I hope he's cooking for the friends btw!!

AttilaTheMeerkat · 17/11/2006 07:15

Nearlyamok,

What concerns me is that you have written that, "he was always a bit selfish and unreliable before our baby came".

I hope he will come around in time but equally you may well be left holding the baby in the longer term as well. I sincerely hope for your sakes he does not turn out to be a deadbeat dad. He sounds to me like yet another immature manchild.

As for this comment:-
"I just think I will just do everything and give up on trying to get him to do anything - can't face any more rowing - too tired to row any more". Why not contact Relate for your own self to talk these issues through with someone impartial?. Think if you do everything you will just end up resenting him even more than you already do. It does not solve the problems you doing everything.
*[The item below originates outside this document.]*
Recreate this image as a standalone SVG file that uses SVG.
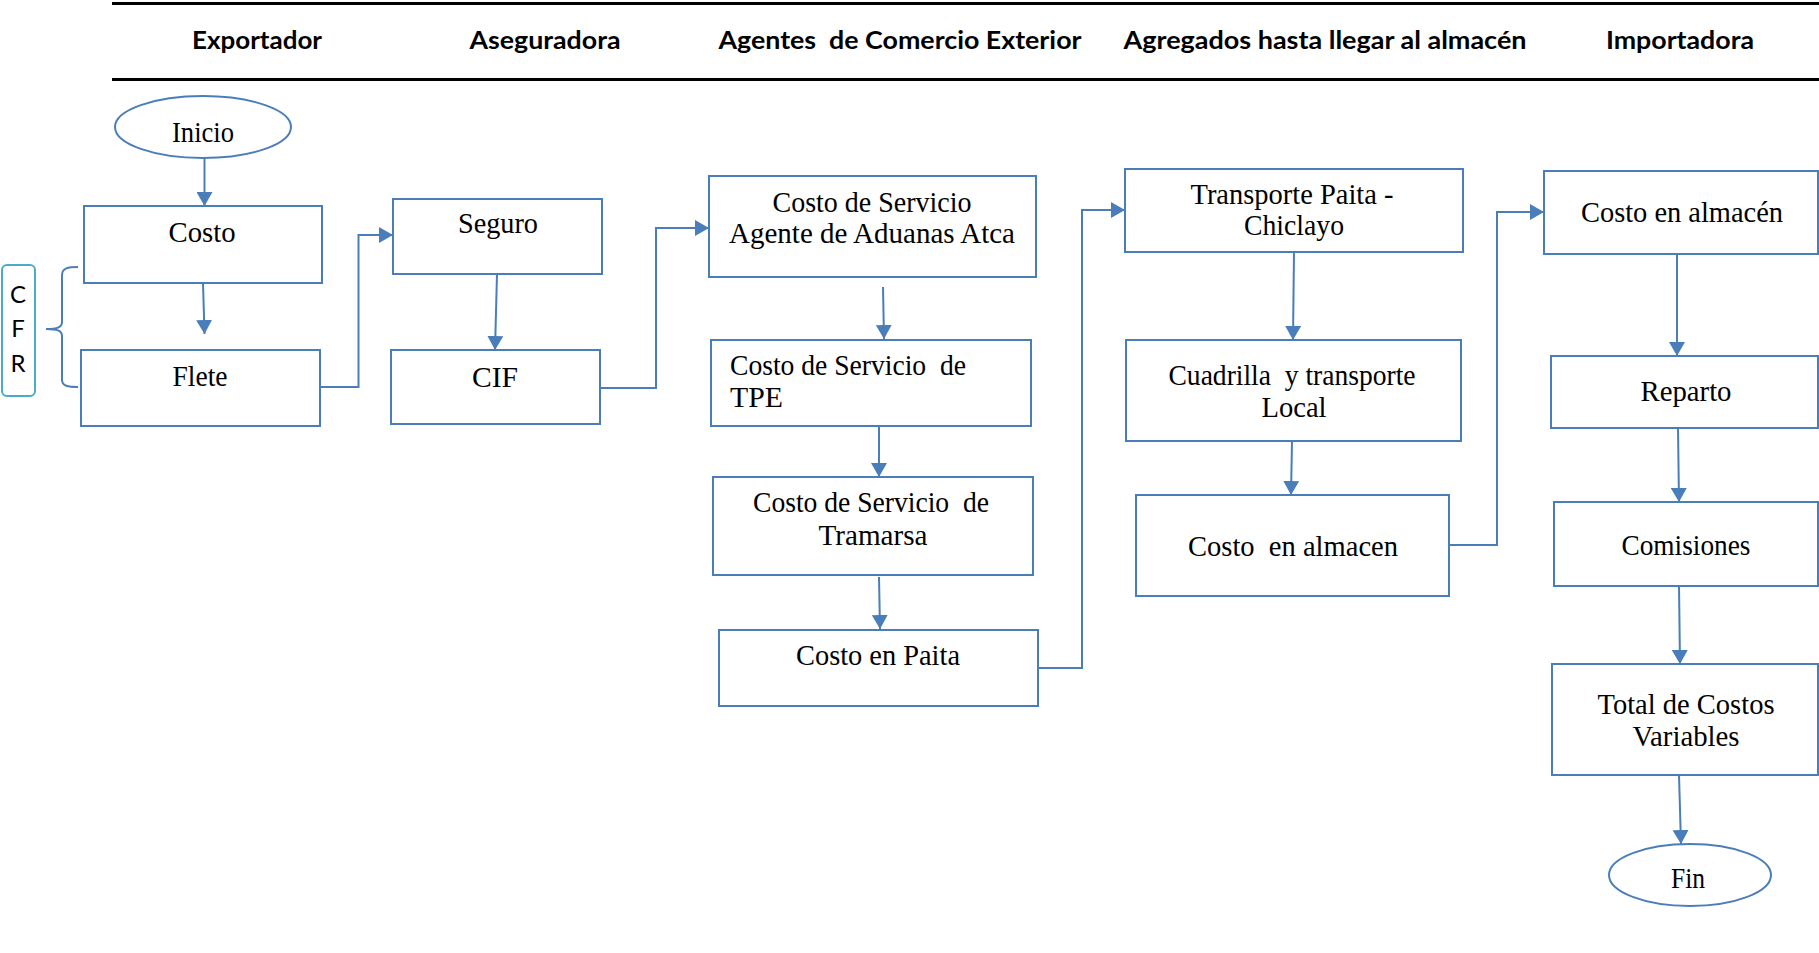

You cannot and should not be expected to do everything.

Who will cook the dinner for these 4 friends tomorrow night?. Who will buy the food?. You?. Presumably as well they are "his" friends rather than yours.

"Do feel all his new man stuff before the birth was a big fat lie, though". Of course it was!!!. Think as well you wanted a child far more than he did.

Hate to say this but I would also seek legal advice, if this is not resolved this could well end the relationship.